Fast forward to the typical birthday party. Imagine the giant cart of toys heaped with beautifully wrapped gifts, and all the plastic wonder inside. Plastic that will end up like the closet in my kids’ room—in piles of broken toys, mismatched play sets, or just toys that never got any love.

Please do not detect in this whole thing a hint of judgment. This momma is prone to heading to the toy store on any day of the week to see the joy light up in my kids’ eyes. But what’s funny is I am married to the opposite. This past Christmas, he was monitoring the presents being opened, and his concern for the youngest who was in tantrums through the middle of it, found a way to sneak her BIGGEST gift, a large art easel that was pretty expensive, upstairs to the attic.
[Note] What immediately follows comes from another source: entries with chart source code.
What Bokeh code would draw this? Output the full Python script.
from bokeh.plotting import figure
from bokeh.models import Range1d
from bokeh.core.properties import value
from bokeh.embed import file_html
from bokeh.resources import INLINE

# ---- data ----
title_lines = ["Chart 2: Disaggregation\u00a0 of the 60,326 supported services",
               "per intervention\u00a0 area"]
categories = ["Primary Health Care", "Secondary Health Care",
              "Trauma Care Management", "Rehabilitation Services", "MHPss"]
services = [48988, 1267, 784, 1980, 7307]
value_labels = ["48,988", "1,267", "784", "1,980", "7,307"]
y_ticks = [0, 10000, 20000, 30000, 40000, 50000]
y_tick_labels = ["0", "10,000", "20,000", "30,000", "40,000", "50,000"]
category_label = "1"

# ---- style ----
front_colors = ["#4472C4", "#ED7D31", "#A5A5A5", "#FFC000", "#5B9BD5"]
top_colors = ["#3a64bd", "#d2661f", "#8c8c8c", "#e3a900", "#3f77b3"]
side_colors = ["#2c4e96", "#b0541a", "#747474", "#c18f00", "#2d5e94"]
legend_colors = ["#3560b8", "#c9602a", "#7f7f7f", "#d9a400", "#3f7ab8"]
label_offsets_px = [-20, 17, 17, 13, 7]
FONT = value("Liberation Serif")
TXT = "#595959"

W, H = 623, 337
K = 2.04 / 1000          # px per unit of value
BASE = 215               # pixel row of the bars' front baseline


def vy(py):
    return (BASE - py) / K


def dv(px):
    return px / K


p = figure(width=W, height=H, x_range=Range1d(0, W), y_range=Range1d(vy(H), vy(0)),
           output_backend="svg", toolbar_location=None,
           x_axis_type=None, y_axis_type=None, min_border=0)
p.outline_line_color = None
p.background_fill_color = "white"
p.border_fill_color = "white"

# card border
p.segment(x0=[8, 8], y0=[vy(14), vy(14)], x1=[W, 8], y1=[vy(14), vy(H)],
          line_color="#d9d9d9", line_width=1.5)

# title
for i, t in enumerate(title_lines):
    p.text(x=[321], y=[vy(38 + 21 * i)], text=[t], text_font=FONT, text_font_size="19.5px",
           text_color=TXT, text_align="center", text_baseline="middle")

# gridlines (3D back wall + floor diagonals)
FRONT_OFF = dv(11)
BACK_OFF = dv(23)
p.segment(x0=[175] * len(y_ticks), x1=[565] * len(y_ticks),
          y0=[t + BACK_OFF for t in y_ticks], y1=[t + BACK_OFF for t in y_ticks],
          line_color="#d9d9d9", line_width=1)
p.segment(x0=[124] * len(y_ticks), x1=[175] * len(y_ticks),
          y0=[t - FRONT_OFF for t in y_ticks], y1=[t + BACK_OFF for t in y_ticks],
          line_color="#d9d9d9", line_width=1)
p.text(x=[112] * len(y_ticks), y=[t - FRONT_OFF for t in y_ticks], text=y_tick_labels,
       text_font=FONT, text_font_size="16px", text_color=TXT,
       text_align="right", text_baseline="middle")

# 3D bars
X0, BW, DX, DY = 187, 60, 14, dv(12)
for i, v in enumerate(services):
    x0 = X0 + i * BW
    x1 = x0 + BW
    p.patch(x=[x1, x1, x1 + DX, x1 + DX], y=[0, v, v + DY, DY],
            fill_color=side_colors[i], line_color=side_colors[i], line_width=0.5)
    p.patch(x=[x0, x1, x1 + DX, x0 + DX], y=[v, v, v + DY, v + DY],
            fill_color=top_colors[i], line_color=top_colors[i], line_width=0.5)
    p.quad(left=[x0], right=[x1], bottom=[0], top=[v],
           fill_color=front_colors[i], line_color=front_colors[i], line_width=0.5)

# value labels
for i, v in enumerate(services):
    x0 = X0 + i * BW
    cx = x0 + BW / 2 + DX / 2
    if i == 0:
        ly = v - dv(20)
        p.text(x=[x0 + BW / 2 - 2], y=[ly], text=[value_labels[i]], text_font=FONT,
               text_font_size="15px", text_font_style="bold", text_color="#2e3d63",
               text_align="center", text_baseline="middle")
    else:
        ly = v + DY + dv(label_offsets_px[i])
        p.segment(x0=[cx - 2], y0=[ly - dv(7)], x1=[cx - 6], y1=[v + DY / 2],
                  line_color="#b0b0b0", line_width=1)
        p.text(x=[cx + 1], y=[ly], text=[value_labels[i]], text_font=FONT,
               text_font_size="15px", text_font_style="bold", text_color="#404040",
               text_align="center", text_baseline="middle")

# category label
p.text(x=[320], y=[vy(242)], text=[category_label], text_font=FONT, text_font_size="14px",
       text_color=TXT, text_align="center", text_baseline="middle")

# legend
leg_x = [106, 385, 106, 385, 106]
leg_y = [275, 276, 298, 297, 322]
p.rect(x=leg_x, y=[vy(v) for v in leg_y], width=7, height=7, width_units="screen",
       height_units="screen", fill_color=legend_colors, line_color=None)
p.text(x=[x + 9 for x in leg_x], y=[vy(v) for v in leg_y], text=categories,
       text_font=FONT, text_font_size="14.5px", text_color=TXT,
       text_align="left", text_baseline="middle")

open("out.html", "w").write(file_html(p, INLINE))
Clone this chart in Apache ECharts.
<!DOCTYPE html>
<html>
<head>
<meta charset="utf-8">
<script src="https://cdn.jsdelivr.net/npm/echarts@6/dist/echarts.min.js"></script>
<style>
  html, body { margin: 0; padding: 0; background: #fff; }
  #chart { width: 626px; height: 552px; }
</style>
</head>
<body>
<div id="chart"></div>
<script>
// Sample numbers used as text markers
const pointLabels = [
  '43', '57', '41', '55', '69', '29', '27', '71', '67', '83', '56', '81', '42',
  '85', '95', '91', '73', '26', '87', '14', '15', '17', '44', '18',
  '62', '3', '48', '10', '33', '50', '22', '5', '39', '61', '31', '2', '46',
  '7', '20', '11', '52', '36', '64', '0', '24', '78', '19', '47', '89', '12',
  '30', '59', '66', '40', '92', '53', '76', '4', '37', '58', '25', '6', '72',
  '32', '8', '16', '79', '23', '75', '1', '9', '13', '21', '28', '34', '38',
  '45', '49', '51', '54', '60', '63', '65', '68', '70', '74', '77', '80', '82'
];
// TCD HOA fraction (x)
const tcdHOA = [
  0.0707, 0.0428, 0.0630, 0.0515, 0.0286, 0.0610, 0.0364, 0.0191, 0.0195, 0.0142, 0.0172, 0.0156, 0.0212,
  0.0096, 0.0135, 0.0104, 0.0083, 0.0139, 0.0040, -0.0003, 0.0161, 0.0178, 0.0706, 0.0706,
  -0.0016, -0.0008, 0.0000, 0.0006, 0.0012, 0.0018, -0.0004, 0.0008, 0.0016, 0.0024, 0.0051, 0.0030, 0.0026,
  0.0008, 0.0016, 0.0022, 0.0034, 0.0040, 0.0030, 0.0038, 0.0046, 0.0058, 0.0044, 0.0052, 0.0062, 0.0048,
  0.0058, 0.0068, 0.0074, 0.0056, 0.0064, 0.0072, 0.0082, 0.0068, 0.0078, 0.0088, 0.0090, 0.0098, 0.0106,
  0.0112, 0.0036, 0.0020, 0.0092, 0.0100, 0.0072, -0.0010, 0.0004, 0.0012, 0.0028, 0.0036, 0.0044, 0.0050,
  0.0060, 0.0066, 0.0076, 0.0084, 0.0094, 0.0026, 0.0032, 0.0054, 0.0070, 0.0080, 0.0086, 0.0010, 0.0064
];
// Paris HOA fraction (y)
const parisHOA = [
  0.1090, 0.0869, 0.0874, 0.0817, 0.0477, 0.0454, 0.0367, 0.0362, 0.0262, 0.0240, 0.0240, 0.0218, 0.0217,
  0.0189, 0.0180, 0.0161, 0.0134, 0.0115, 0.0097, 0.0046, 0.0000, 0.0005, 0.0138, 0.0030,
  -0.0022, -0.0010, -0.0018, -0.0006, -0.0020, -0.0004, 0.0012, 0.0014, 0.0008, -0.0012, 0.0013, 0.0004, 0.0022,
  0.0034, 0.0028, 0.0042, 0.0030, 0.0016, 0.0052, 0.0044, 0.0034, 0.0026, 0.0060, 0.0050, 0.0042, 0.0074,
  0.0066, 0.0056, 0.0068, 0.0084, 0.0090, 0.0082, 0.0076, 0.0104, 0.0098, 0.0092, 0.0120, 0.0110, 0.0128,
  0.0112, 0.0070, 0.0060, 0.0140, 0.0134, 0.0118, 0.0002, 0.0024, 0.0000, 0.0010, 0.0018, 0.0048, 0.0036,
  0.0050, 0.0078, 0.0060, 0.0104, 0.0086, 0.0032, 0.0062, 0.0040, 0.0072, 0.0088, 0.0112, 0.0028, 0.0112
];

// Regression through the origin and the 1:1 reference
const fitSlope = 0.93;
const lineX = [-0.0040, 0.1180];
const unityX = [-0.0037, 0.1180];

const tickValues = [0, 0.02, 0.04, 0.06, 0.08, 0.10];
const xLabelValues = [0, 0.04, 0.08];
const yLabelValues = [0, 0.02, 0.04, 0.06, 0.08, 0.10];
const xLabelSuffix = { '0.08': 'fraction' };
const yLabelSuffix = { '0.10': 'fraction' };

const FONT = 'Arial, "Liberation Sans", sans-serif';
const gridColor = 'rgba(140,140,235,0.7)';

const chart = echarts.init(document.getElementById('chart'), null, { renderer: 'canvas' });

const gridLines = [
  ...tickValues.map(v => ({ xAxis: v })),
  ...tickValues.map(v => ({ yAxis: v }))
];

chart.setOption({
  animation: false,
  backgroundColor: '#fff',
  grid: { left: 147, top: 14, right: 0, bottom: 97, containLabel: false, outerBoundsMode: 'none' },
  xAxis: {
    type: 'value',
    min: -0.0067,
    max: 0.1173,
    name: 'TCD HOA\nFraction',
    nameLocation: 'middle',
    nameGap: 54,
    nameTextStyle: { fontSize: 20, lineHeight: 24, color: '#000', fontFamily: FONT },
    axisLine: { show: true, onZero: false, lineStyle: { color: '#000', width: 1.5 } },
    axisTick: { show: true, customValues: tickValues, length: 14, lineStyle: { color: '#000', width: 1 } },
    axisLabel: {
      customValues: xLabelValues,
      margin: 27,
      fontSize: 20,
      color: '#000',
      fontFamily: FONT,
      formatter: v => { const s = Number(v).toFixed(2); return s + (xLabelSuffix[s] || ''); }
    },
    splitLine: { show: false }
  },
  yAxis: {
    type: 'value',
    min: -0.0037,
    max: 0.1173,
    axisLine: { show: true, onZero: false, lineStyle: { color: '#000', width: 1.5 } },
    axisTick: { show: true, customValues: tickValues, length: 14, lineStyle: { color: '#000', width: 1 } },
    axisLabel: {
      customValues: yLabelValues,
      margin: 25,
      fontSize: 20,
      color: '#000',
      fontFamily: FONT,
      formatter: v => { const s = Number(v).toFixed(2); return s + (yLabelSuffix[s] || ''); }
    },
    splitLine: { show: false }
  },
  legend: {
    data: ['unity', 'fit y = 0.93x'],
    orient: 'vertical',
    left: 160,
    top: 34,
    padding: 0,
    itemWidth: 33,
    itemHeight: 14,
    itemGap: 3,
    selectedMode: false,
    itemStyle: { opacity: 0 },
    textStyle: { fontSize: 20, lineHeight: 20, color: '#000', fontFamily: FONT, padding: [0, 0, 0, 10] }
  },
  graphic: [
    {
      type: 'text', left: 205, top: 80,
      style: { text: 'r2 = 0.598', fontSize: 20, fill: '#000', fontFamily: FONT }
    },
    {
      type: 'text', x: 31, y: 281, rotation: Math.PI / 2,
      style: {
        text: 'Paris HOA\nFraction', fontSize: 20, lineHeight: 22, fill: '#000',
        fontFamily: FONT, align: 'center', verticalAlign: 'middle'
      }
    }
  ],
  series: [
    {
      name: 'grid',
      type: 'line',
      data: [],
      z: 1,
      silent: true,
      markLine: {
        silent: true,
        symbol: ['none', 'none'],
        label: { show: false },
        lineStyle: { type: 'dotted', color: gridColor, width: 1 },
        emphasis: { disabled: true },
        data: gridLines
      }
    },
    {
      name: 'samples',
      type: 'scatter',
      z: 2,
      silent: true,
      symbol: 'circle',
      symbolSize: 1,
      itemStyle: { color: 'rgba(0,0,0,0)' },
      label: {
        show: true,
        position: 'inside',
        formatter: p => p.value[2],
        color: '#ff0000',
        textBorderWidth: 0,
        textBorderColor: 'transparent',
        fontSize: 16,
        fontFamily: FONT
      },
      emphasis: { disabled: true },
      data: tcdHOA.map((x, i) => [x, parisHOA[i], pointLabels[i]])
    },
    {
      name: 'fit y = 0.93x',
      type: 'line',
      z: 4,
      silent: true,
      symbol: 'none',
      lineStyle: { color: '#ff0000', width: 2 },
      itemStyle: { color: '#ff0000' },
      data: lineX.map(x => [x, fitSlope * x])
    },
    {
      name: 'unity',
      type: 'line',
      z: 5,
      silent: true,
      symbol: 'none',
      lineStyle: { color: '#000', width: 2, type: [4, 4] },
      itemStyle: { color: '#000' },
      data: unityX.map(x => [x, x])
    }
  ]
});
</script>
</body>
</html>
Our new plan is to give it to her in August for her birthday.

I was pretty horrified and disappointed. I wanted to see her tantrum go away momentarily enough for her eyes to light up when she opened it. And how could he take away a gift? Don’t all kids deserve such abundance at Christmas?

Another article then started circulating this morning that a billionaire alumnae of Morehouse College promised to pay off all the debt of the graduating 2019 class. Deep in the article listed one graduate who actually had $90,000 in debt—for an undergraduate degree.

The president of the college said this "When you have to service debt, the choices about what you can go do in the world are constrained," he said. "(Smith's gift) gives them the liberty to follow their dreams, their passions."

The average student loan debt load in America is $40,000. And this is being taken on by students from all socioeconomic backgrounds. College inflation has tripled the rate of inflation. The price tag goes up, and for some reason we still pay it. But it’s mainly the kids who take on that debt at 18 who pay the price through fewer options, handcuffed to work a job they hate and the inability to dream past the debt.

Ok, enough of the badness. Here is an idea, and I want this idea to get a serious consideration. What if we parents collectively thought bigger about teh $20 birthday gifts and general gift giving, and viewed those gifts an opportunity cost for giving kids what they truly need—the ability to take on less debt in college and have more future choices after college?

I just ran some quick math. Assuming a 5% rate of return in a 529 account, a $200 monthly contribution over 17 years would yield $84,000, versus a $100 monthly contribution that would yield only $42,000. Imagine a world where parents exchanged 529 gift cards with a sweet note to put in the kid’s memory boxes about their excitement to be part of them going to college.

Is it crazy? I realize it is. I have been trying for years with not so subtle hints to get grandparents to take this on. This past Christmas close family members did it. They gave a very generous gift to my kids for college. We stuck it in there in January, and when the statement came for the first quarter, I had to blink when I realized what an impact it made on their accounts.

Of course my kids had no idea what was going on and why it was such a big deal. But one day they will read their little notes tucked away in their memory boxes, and they will know.

Could we act collectively to think bigger about what our kids need? Could we heed the research of toys, see the college train barreling down the track, and make this the moment we dare greatly to do something significantly different?

I truly don’t have a fully formed opinion on this, but my goal this week is to have a more organized way to at least approach family about this.